The PBS Board of Directors is working closely and collaboratively with the administrators and will continue to work tirelessly to make this process as smooth as possible and to maximise value for our creditors,” the statement said.
Mr Colbran said PBS had become another casualty of the crisis gripping Australia’s construction industry created by the perfect storm of fixed price contracts, record material costs, supply chain challenges, labour shortages and extreme weather events.
“If works do not recommence, the operations of the PBS construction companies will progressively be shut down, and sites will be handed over to customers,” he said.
Mr Colbran said initial investigations had identified more than 1000 secured and unsecured creditors who were owed more than $25 million.
He said key PBS staff would be asked to remain available to assist the administrators, including to engage with customers and creditors and facilitate a handover of remaining contracts and works to customers if construction did not recommence.
“The administrators are taking these steps to ensure the maximum financial return for creditors,” he said.
“This is a key objective of the PBS board of directors who are deeply distressed by the dismantling of a business they worked so long and hard to build – backed by the support of their employees and loyalty of their clients – over more than 30 years.”
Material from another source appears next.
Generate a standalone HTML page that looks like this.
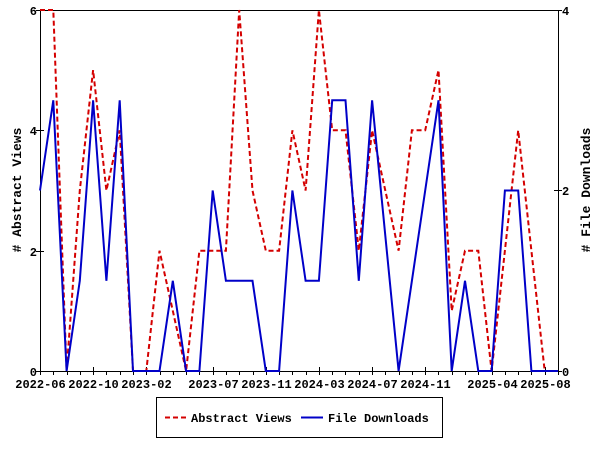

RSM will write to creditors this week and provide a further detailed report in three to four weeks.
Master Builders ACT CEO Michael Hopkins said PBS’s plight would have a devastating impact on employees, subcontractors, and suppliers in the ACT building and construction industry.
“MBA will be assisting our members, especially our subcontractors and suppliers, who will be deeply impacted by this announcement,” he said.
Doma Group confirmed that work had stopped on the 16-storey, 184-unit project, The Melrose, one of four buildings in a precinct bounded by Melrose Drive, Corinna Street, Furzer Street and Garth Close.
Doma general manager development Gavan Edgar said Doma became aware of the situation late Friday afternoon and was still assessing the safety and status of the $53 million project.
“The priority is to make the site safe and secure firstly,” Mr Edgar said.
“In due course, a different builder will be engaged to complete the works and we will then sit down with the new builder and have a discussion with sub-contractors and suppliers that were engaged by PBS on the Melrose project to find a way forward.”
This afternoon the site was empty except for a lone excavator doing some work.
Doma also partnered with national development firm Stockland on The Parks, a $260 million project on the former public housing site in Red Hill – a high-end mix of 83 townhouses and 136 apartments across six five-storey buildings.
Stockland contracted PBS to build the townhouses but work on the rest of the development is unaffected and proceeding.
A Stockland spokesperson said it would work with all relevant stakeholders as further details of PBS Building’s position were made available.
“We have secured all relevant building sites during this time,” the spokesperson said.
The Ginninderry Joint Venture engaged PBS Building in 2021 to construct 45 flexi-living homes in Stage 2 of Strathnairn.
A Ginninderry spokesperson said it been in contact with each buyer since the news broke of PBS’s troubles.
“Ginninderry will work with any administrator appointed to determine the impacts and how best to complete the homes currently under construction,” the spokesperson said.
“The purchasers will be kept informed by Ginninderry as more information comes to hand.”
Brothers Peter and Ian Carter founded Prestige Building Services in Canberra in 1989, and it also has offices in Sydney and Brisbane.
PBS has built some of the national capital’s prominent projects, including the Belconnen Theatre, Radford College stages 1-3, the Grove Retirement Village with Lendlease, Goodwin Farrer aged care facility and LDK Greenway Views Seniors’ Living village.